This feisty UN agency put Guatemala’s president in jail for corruption

Update: A Guatemalan judge on Sept. 8 ordered fallen President Otto Perez Molina to stand trial over a corruption scandal. That followed Sunday's election: the candidate who won the most votes — a comedian named Jimmy Morales — will now head to a second round against the runner-up in October.

GUATEMALA CITY — Guatemalans took to the streets on Thursday, armed with flags, fireworks and vuvuzelas. So spirited was the celebration that it might have seemed this small Central American country had won the soccer World Cup.

In fact, they weren't there to cheer a sports victory, but rather the resignation of President Otto Pérez Molina over allegations of corruption as well as the subsequent arrest warrant issued against him, his appearance in a lengthy court hearing, and finally his transfer to the Matamoros prison on a military base.

What was celebrated, in other words, was the swift and decisive action of Guatemala's judicial institutions. To a country chronically plagued by corruption, violence, oppression and impunity, that was nothing short of revolutionary.

“We have won a great moral victory, and without weapons," says Anibal Montaroso, 60, an engineer. “We're not going to tolerate dishonest people anymore, and everybody knows it now.”

Many Guatemalans hope the resignation and jailing of Pérez Molina heralds a new age, in which corruption ceases to be tolerated and apathy toward impunity becomes a thing in the past.

Regardless of whether that will happen, there is one thing almost everyone agrees upon: This month’s historic events could not have happened without a United Nations-backed agency known as CICIG.

CICIG is the Spanish acronym for the International Commission Against Impunity in Guatemala. It was established in 2006 to strengthen the country's weak judicial institutions in the fight against corruption and organized crime. After a careful start with limited involvement in several sensitive cases, this year has proven a watershed moment for the agency.

Led by Iván Velázquez, a stoic Colombian prosecutor, CICIG has made a series of stunning revelations that sent shockwaves through Guatemala's political system, helped jail dozens of high-profile officials and businessmen, and eventually even toppled both Pérez Molina and his former Vice President Roxana Baldetti.

It was CICIG that, in April, first revealed the existence of “La Línea” — a corrupt network of officials who pocketed millions of dollars by defrauding the customs service. Pursuing every lead, the agency's investigations eventually led to Juan Caros Monzón — the still-at-large secretary of Vice President Baldetti — then the vice president herself, and finally even the president.

Motivated by CICIG's relentless sleuthing, Guatemala's prosecutors began acting on the mounting evidence of fraud and corruption.
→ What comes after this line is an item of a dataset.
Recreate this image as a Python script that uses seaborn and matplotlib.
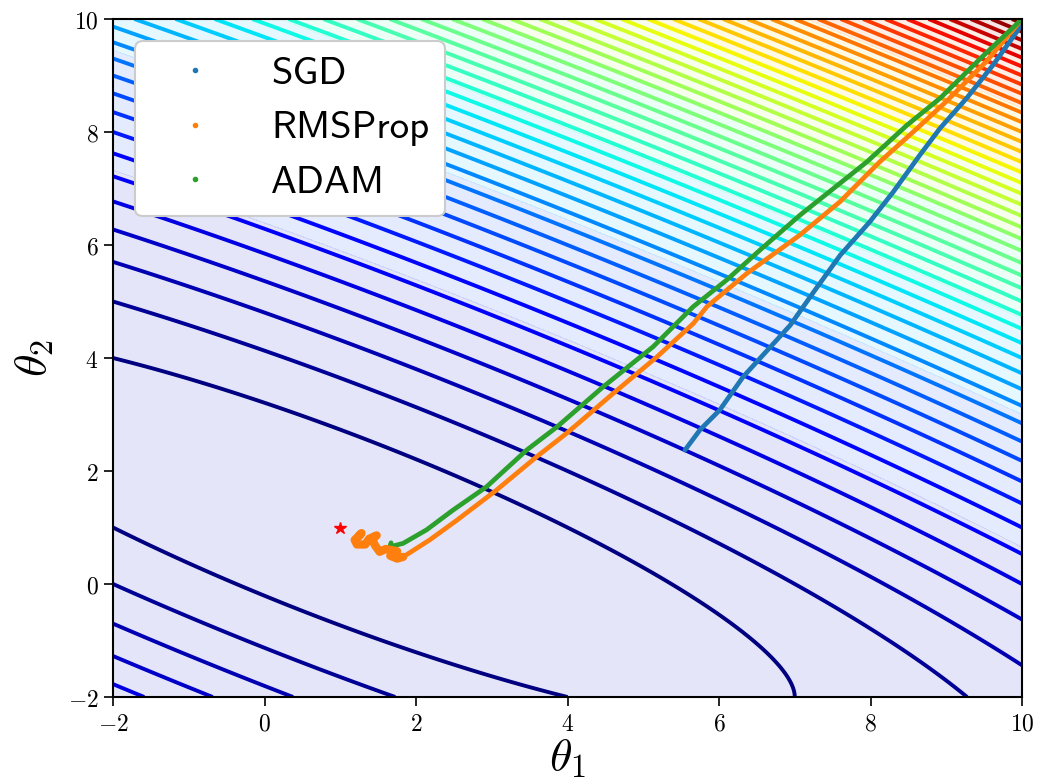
import numpy as np
import pandas as pd
import matplotlib
matplotlib.use("Agg")
import matplotlib.pyplot as plt
from matplotlib.lines import Line2D
from matplotlib.ticker import FuncFormatter
import seaborn as sns

# Superficie de pérdida cuadrática: L = c0 + a11*d1^2 + a12*d1*d2 + a22*d2^2
theta_opt = [1.0, 1.0]
loss_offset = 1.0
a11 = 1.0 / 3.0
a12 = 1.0
a22 = 1.0
line_levels = list(range(4, 190, 4))
fill_levels = [0, 25, 50, 75, 100, 125, 150, 175, 200]

# Trayectorias
sgd_t1 = [10.0, 9.95, 9.62, 9.27, 8.92, 8.65, 8.30, 7.99, 7.60, 7.25, 6.94, 6.32, 6.01, 5.75, 5.55]
sgd_t2 = [10.0, 9.81, 9.19, 8.60, 8.07, 7.59, 6.94, 6.41, 5.82, 5.17, 4.58, 3.67, 3.08, 2.73, 2.37]

rms_t1 = [10.0, 9.53, 9.00, 8.57, 8.12, 7.60, 7.07, 6.37, 5.84, 5.66, 5.18, 4.60, 3.99, 3.59,
          3.06, 2.54, 2.18, 1.83, 1.75, 1.66, 1.75, 1.60, 1.52, 1.46, 1.42, 1.48, 1.38,
          1.33, 1.22, 1.19, 1.28, 1.25]
rms_t2 = [10.0, 9.25, 8.54, 8.01, 7.47, 6.77, 6.18, 5.50, 4.91, 4.61, 4.02, 3.37, 2.67, 2.25,
          1.66, 1.13, 0.78, 0.48, 0.45, 0.50, 0.58, 0.62, 0.57, 0.68, 0.80, 0.86, 0.80,
          0.70, 0.70, 0.78, 0.90, 0.85]

adam_t1 = [10.0, 9.45, 8.92, 8.48, 7.95, 7.51, 7.07, 6.54, 6.10, 5.66, 5.13, 4.47, 3.86,
           3.46, 2.93, 2.49, 2.14, 1.83, 1.66, 1.65, 1.67]
adam_t2 = [10.0, 9.30, 8.60, 8.12, 7.47, 7.00, 6.53, 5.91, 5.38, 4.91, 4.20, 3.49, 2.78,
           2.37, 1.72, 1.31, 0.96, 0.72, 0.66, 0.64, 0.73]

methods = ['SGD', 'RMSProp', 'ADAM']
colors = ['#1f77b4', '#ff7f0e', '#2ca02c']

df = pd.concat([
    pd.DataFrame({'theta1': sgd_t1, 'theta2': sgd_t2, 'method': 'SGD'}),
    pd.DataFrame({'theta1': rms_t1, 'theta2': rms_t2, 'method': 'RMSProp'}),
    pd.DataFrame({'theta1': adam_t1, 'theta2': adam_t2, 'method': 'ADAM'}),
], ignore_index=True)

# Malla de la función
t1 = np.linspace(-2, 10, 400)
t2 = np.linspace(-2, 10, 400)
T1, T2 = np.meshgrid(t1, t2)
D1 = T1 - theta_opt[0]
D2 = T2 - theta_opt[1]
Z = loss_offset + a11 * D1**2 + a12 * D1 * D2 + a22 * D2**2

sns.set_style("ticks")
plt.rcParams['mathtext.fontset'] = 'cm'
plt.rcParams['text.color'] = 'black'
plt.rcParams['axes.labelcolor'] = 'black'
plt.rcParams['xtick.color'] = 'black'
plt.rcParams['ytick.color'] = 'black'

fig = plt.figure(figsize=(10.4, 7.8), dpi=100)
ax = fig.add_axes([0.1087, 0.1064, 0.8740, 0.8692])

ax.contourf(T1, T2, Z, levels=fill_levels, cmap='jet', alpha=0.1)
ax.contour(T1, T2, Z, levels=line_levels, cmap='jet', linewidths=2.8)

sns.lineplot(data=df, x='theta1', y='theta2', hue='method', hue_order=methods,
             palette=colors, sort=False, estimator=None, linewidth=3.4,
             legend=False, ax=ax)
# la oscilación final de RMSProp se ve como una mancha más gruesa
ax.plot(rms_t1[17:], rms_t2[17:], color=colors[1], linewidth=6, solid_capstyle='round',
        solid_joinstyle='round')
ax.plot(theta_opt[0], theta_opt[1], marker='*', color='red', markersize=9, linestyle='none')

ax.set_xlim(-2, 10)
ax.set_ylim(-2, 10)
ax.set_xticks([-2, 0, 2, 4, 6, 8, 10])
ax.set_yticks([-2, 0, 2, 4, 6, 8, 10])
fmt = FuncFormatter(lambda v, p: r'$%d$' % v)
ax.xaxis.set_major_formatter(fmt)
ax.yaxis.set_major_formatter(fmt)
ax.tick_params(labelsize=17, length=6.5, width=1.2, color='black', labelcolor='black', pad=4)
ax.set_xlabel(r'$\theta_1$', fontsize=33, labelpad=0, color='black')
ax.set_ylabel(r'$\theta_2$', fontsize=33, labelpad=8, color='black')
for s in ax.spines.values():
    s.set_color('black')
    s.set_linewidth(1.5)

handles = [Line2D([], [], marker='o', markersize=3, linestyle='none', color=c) for c in colors]
leg = ax.legend(handles, methods, loc='upper left', bbox_to_anchor=(0.024, 0.968),
                prop={'family': 'cmss10', 'size': 28}, handlelength=2.3,
                framealpha=1, fancybox=True, borderaxespad=0, labelcolor='black')
leg.get_frame().set_edgecolor('#cccccc')
leg.get_frame().set_linewidth(1.5)

fig.savefig('out.png', dpi=100)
Dozens of prominent officials and businessmen have been arrested since April. Vice President Baldetti resigned in May and was subsequently jailed.

As CICIG and law enforcement agencies formed a common front, Guatemalans began to finally believe that the country's powerful business and political elite are no longer above the law. In the wake of the initial revelations about La Línea, thousands began to protest every week in front of the National Palace. In recent months they were joined by the Church, farmers' organizations, unions and even CACIF, Guatemala's most powerful business organization.

“Entities like CICIG are necessary in Latin America," says Nineth Montenegro, a congresswoman and member of the congressional committee that earlier this week recommended lifting Pérez Molina's immunity from prosecution. “It is needed, because in these countries there are no independent institutions. The state has been penetrated by organized crime, you need something that can operate outside the state.”

Indeed, so astonishing is CICIG's success that inhabitants of neighboring countries are now looking to Guatemala as a possible model. In Honduras — whose President Juan Orlando Hernández has faced mass protests for months over a corruption scandal similar to La Línea — protesters have openly demanded the establishment of a CICIG-like agency, as have residents of El Salvador.

“Central America is like a series of communicating vessels. People in El Salvador and Honduras have seen what CICIG has done in Guatemala, and now they want one of their own,” says former Guatemalan President Vinicio Cerezo (1986-1991), who now heads a foundation aimed at increasing regional cooperation in Central America. “It's likely that, eventually, a regional CICIG will develop, or perhaps one with dependencies in all three countries.”

Experts are quick to point out that such a development may still be a long shot, however. CICIG's current mandate expires in 2017. The results of Sunday's presidential election may even herald the end of the agency. Manuel Baldizón, a conservative, has been openly hostile toward both CICIG and its commissioner Iván Velázquez in recent months. He currently polls second and will likely head into October's run-off.

Moreover, CICIG is still a long way from reaching its goal of strengthening Guatemala's institutions enough to make its presence redundant.

“They are still needed at the moment," says Cerezo, the former president. “They have investigative tools at their disposal that Guatemala's institutions, its judges, simply don't. You can't take out the criminal structures that penetrated the state from one day to another, so I feel CICIG's mandate should last for at least another two years.”